Para a defesa de um programa autenticamente anticapitalista que cale fundo no coração da periferia, a esquerda está desafiada a ir além dos fetiches, particularmente aquele que é taquigrafado como “evangélico”. É que esse “evangélico” é resultado da perpetuação do medo-pânico que as elites têm dos que estão na periferia do sistema. Por esse medo-pânico, roubaram dos subalternos as Comunidades Eclesiais de Base e sua reflexão embalada pela Teologia da Libertação, transformaram as associações de moradores em clube de narcotraficantes ou milicianos, as escolas públicas da comunidade foram reduzidas a galpões insalubres sem estrutura para uma educação libertadora, o núcleo do partido político no Bairro desapareceu porque a militância de base foi aparelhada pela burocracia estatal na chegada de partido de esquerda ao poder. O trabalhador na periferia ficou sem espaços onde podia estar com a vizinhança e formadores populares de outros lugares da cidade e fazer a experiência sobre a reflexão de sua condição de classe em-si e para-si. Esses espaços de sociabilidade comunitária foram erodidos, mas, como apontou o jovem Marx, o homem é um ser genérico, social, e, nos interstícios do vazio de vivência coletiva, ele vai assegurar o que for possível. A igreja evangélica é um espaço que restou. E sem esse espaço, a vida seria ainda mais doída, vazia, solitária, no chão da quebrada.

O militante tosco -que é a melhor forma que encontro para traduzir Der Rohe, conforme posto por Marx em Ökonomisch-philosophische Manuskipte (Manuscritos Ecconômicos-Filosóficos- no entanto, não vacila em assinalar que a eleição de candidatos reacionários, conservadores, de direita, é decorrência do voto do “evangélico”. E nem se dá conta que esse reducionismo é a ativação das estruturais e estruturantes revoltas elitistas contra o fim da hegemonia dos “homens justos” da primeira Constituição brasileira. O evangélico na quebrada é trabalhador precarizado, negro, indígena, caboclo, mulher etc. e, reduzido a fetiche na narrativa do militante tosco, é apenas um manto de névoa desencarnado, sem materialidade, sem história.

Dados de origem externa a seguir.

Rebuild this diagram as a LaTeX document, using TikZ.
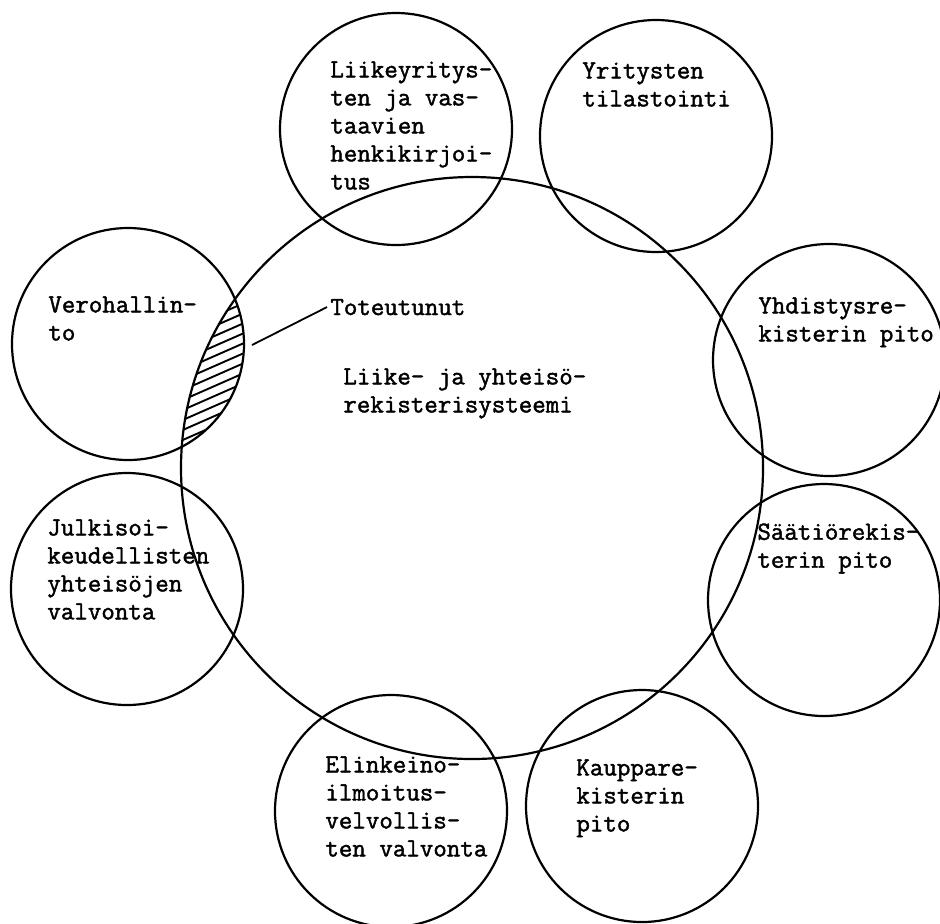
\documentclass[tikz,border=0pt]{standalone}
\usepackage{fontspec}
\newfontfamily\typewr[FakeBold=1.6]{Latin Modern Mono}
\usepackage{tikz}
\newcommand{\lblfont}{\fontsize{13.1}{14}\selectfont\typewr}
\tikzset{
  ring/.style={draw=black, circle, line width=1.1pt, inner sep=0pt, minimum size=116pt},
  lbl/.style={anchor=north west, align=left, inner sep=0pt, font=\lblfont},
  hatch/.style={line width=0.95pt}
}

\begin{document}
\begin{tikzpicture}[x=0.5pt, y=-0.5pt]
    \fill[white] (0,0) rectangle (940,923);
    \useasboundingbox (0,0) rectangle (940,923);
    % the system in the middle and the users round it
    \node[ring, minimum size=291pt] (lyr) at (472,468) {};
    \node[ring] (liike)   at (396,129) {};
    \node[ring] (yrit)    at (656,136) {};
    \node[ring] (vero)    at (128,344) {};
    \node[ring] (yhdis)   at (829,360) {};
    \node[ring] (julki)   at (127,589) {};
    \node[ring] (saatio)  at (824,600) {};
    \node[ring] (elin)    at (391,811) {};
    \node[ring] (kauppa)  at (642,806) {};
    % hatched overlap
    \begin{scope}
      \clip (vero.center) circle [radius=58pt];
      \clip (lyr.center) circle [radius=145.5pt];
      \foreach \yy in {290,300,...,480}
        \draw[hatch] (160,\yy) -- ++(100,-44);
    \end{scope}
    % labels
    \node[lbl] (tliike)  at (330,61)  {Liikeyritys-\\ten ja vas-\\taavien\\henkikirjoi-\\tus};
    \node[lbl] (tyrit)   at (582,62)  {Yritysten\\tilastointi};
    \node[lbl] (tvero)   at (48,296)  {Verohallin-\\to};
    \node[lbl] (tlyr)    at (343,368) {Liike- ja yhteisö-\\rekisterisysteemi};
    \node[lbl] (tyhdis)  at (758,297) {Yhdistysre-\\kisterin pito};
    \node[lbl] (tjulki)  at (47,519)  {Julkisoi-\\keudellisten\\yhteisöjen\\valvonta};
    \node[lbl] (tsaatio) at (757,523) {Säätiörekis-\\terin pito};
    \node[lbl] (telin)   at (325,756) {Elinkeino-\\ilmoitus-\\velvollis-\\ten valvonta};
    \node[lbl] (tkauppa) at (576,759) {Kauppare-\\kisterin\\pito};
    \node[lbl, anchor=base west, inner sep=1.5pt] (tot) at (327,315) {Toteutunut};
    \coordinate (hatchtip) at (252,345);
    \draw[line width=0.9pt] (hatchtip) -- (tot.west);
\end{tikzpicture}
\end{document}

E não vamos derrotar o bolsonarismo –uma disposição política conservadora e reacionária que considero maior que Bolsonaro, pois é o velho ódio-pânico que tem as elites dos subalternos- com as referências fetichizadoras ao segmento evangélico. Como é possível disputar sua consciência com os dedos em ristes de acusador a dizer “evangélico” como um sujeito do medievo que apontava para aquele que lhe causava pavor: e gritava “leproso!”? O evangélico é o ser social na periferia tal qual nos versos de um poema de Drumond de Andrade:

Ó solidão do boi no campo,
ó solidão do homem na rua!
Entre carros, trens, telefones,
entre gritos, o ermo profundo.
Ó solidão do boi no campo,
ó milhões sofrendo sem praga!
Se há noite ou sol, é indiferente,
a escuridão rompe com o dia.
Ó solidão do boi no campo,
homens torcendo-se calados!
A cidade é inexplicável
e as casas não têm sentido algum.
Ó solidão do boi no campo!
O navio-fantasma passa
em silêncio na rua cheia.
Se uma tempestade de amor caísse!
As mãos unidas, a vida salva…
Mas o tempo é firme. O boi é só.
No campo imenso a torre de petróleo.

O militante tosco invariavelmente vai dar de ombros em relação a esses apontamentos e até citará uma frase famosa de Marx: “a religião é o ópio do povo”. Mas, como apontou Michael Löwy num texto intitulado “Marxismo e Teologia da Libertação” um Marx assim é uma redução iluminista, mecanicista, só passível de ser obtido num uso descontextualizado da frase. Essa frase vem num parágrafo maior, dialético, posto que desvela a disposição contraditória do fenômeno religioso:

A angústia religiosa é ao mesmo tempo a expressão da angústia real e o protesto contra essa angústia real. A religião é o suspiro da criatura oprimida, o coração de um mundo sem coração, assim como é o espírito de uma situação sem espiritualidade. Ela é o ópio do povo.

No lugar do dedo em riste, a esquerda deve ter a tarefa de reconstruir as pontes com o chão da quebrada, de se tornar chegante lá onde o evangélico constrói os laços de sociabilidade possíveis para um ser em “angústia real” e, aí, disputar com agentes efetivos do reacionarismo, dialogar sobre um horizonte não coisificado, não aprisionado por figuras como Edir Macedo, Crivella, Silas Câmara, Everaldo, Malafaia, Valdemiro Santiago e tantos emissários daqueles que têm medo-pânico dos periféricos.